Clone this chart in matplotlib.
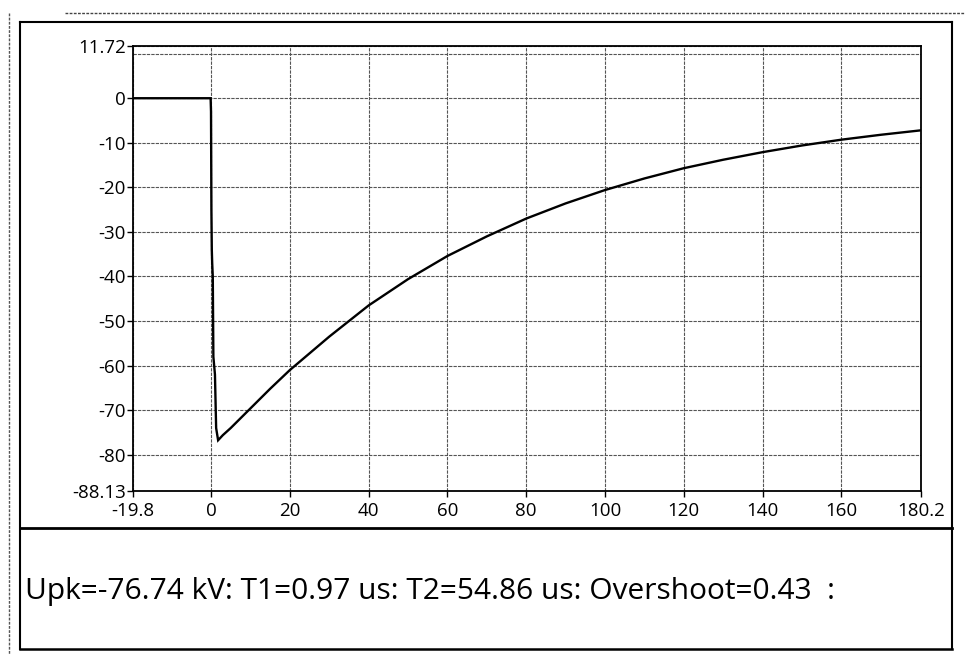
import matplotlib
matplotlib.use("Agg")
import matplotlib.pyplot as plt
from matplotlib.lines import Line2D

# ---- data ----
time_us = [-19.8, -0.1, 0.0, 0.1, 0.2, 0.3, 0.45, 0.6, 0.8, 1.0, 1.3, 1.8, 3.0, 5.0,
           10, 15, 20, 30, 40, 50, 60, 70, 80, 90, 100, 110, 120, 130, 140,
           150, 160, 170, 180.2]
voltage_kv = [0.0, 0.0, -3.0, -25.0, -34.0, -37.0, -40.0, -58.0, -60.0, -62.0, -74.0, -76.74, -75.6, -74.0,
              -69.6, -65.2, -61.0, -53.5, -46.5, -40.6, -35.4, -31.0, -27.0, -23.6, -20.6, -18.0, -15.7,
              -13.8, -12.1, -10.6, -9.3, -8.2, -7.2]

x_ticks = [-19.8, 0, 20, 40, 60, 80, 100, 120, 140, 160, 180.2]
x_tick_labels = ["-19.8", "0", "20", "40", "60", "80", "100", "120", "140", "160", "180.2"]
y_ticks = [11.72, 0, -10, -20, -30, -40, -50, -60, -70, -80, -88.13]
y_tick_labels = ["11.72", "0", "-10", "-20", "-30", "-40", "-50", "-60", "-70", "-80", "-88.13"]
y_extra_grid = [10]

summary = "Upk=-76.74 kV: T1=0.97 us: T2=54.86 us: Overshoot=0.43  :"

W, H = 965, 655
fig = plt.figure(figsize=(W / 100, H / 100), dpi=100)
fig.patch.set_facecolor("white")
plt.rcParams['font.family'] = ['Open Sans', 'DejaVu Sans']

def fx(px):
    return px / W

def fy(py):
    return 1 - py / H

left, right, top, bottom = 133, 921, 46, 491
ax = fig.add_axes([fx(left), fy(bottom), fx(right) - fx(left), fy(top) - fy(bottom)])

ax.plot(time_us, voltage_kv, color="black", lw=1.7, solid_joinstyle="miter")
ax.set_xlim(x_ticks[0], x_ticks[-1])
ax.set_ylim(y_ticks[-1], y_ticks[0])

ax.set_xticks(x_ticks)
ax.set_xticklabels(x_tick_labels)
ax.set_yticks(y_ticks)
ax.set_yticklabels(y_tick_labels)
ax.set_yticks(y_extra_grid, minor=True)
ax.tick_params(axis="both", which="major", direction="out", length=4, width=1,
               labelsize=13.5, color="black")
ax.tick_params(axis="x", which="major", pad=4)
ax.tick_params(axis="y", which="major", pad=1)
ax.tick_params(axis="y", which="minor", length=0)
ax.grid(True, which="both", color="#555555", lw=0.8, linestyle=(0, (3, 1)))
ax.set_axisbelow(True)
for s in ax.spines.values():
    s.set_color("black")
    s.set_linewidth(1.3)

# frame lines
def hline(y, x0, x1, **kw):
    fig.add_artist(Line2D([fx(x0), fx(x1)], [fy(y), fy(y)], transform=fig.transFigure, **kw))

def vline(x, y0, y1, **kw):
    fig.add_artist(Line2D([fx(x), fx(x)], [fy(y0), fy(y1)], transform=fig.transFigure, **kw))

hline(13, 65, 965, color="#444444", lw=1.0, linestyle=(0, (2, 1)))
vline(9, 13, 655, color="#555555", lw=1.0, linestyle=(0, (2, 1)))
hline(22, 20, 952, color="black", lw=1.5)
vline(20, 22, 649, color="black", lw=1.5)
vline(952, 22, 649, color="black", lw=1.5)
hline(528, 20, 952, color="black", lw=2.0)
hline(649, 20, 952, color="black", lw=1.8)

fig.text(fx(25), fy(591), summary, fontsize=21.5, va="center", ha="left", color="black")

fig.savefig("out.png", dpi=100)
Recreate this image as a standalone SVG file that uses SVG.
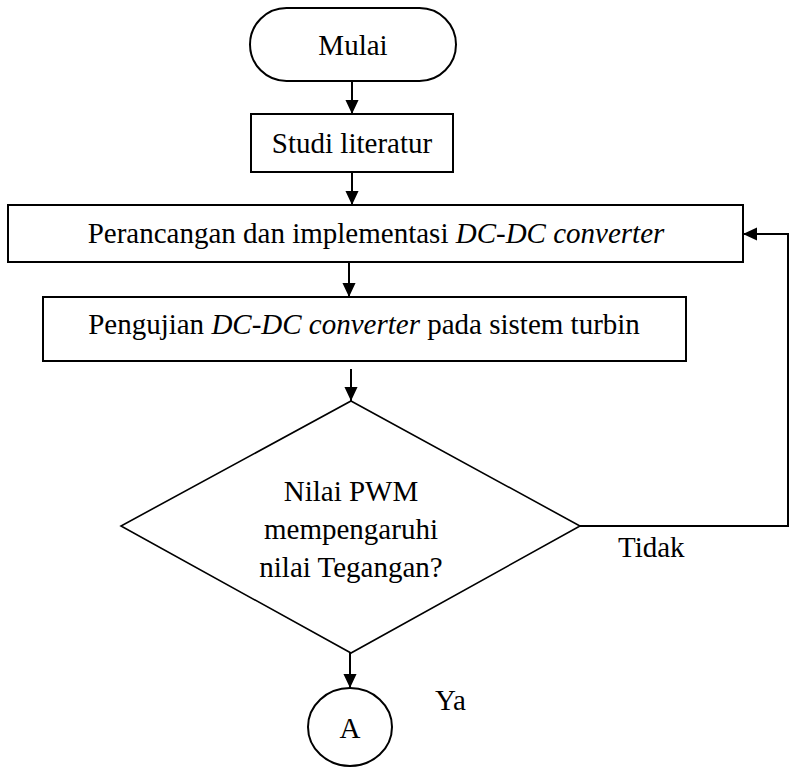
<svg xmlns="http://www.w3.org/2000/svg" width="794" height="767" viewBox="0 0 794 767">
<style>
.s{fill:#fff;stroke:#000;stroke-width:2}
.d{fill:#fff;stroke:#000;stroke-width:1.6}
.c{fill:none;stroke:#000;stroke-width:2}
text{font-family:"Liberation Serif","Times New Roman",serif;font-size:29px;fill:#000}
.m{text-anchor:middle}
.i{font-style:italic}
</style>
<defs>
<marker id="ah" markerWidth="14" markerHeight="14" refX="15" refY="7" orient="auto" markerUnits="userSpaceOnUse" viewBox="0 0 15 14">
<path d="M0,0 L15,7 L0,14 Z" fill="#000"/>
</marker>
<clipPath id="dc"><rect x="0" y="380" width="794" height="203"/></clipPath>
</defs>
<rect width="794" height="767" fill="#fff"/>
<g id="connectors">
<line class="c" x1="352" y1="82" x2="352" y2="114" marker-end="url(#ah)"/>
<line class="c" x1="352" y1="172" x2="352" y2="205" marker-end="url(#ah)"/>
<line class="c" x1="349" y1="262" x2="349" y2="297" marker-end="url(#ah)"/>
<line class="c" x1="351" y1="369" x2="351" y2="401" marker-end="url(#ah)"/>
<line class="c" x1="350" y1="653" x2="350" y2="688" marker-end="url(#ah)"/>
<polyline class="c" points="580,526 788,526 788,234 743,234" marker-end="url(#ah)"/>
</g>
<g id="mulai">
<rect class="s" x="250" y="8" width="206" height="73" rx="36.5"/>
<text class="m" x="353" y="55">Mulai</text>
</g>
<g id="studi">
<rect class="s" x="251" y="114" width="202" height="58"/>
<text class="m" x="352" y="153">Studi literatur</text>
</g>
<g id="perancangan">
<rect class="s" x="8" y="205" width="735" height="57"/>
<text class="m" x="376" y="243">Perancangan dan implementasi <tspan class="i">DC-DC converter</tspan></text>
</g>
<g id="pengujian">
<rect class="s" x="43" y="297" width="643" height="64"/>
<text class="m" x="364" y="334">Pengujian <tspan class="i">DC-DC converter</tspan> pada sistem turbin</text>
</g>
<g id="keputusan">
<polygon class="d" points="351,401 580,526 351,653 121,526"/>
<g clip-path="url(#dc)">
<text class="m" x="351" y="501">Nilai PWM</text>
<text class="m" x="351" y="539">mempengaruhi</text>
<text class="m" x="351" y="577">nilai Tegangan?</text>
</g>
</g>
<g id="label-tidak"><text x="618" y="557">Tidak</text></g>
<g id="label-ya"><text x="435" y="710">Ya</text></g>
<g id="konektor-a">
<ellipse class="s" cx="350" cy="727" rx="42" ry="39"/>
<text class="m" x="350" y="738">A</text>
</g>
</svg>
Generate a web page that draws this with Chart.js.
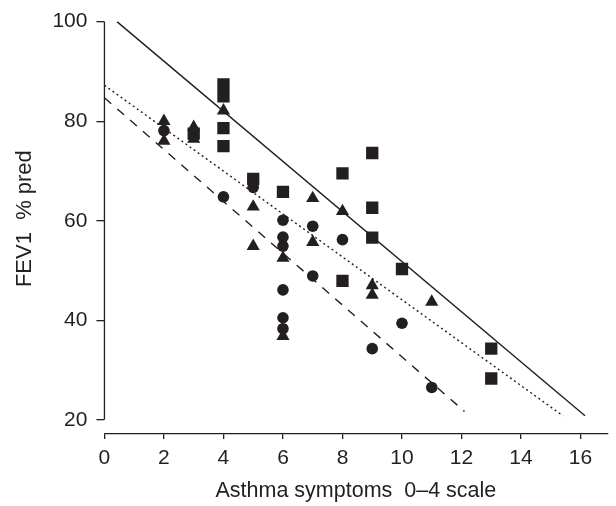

------

** Aim **
In the material above, show every line where the word "that" turns up.

** The result **
Recreate this image as a standalone SVG file that uses SVG.
Generate a web page that draws this with Chart.js.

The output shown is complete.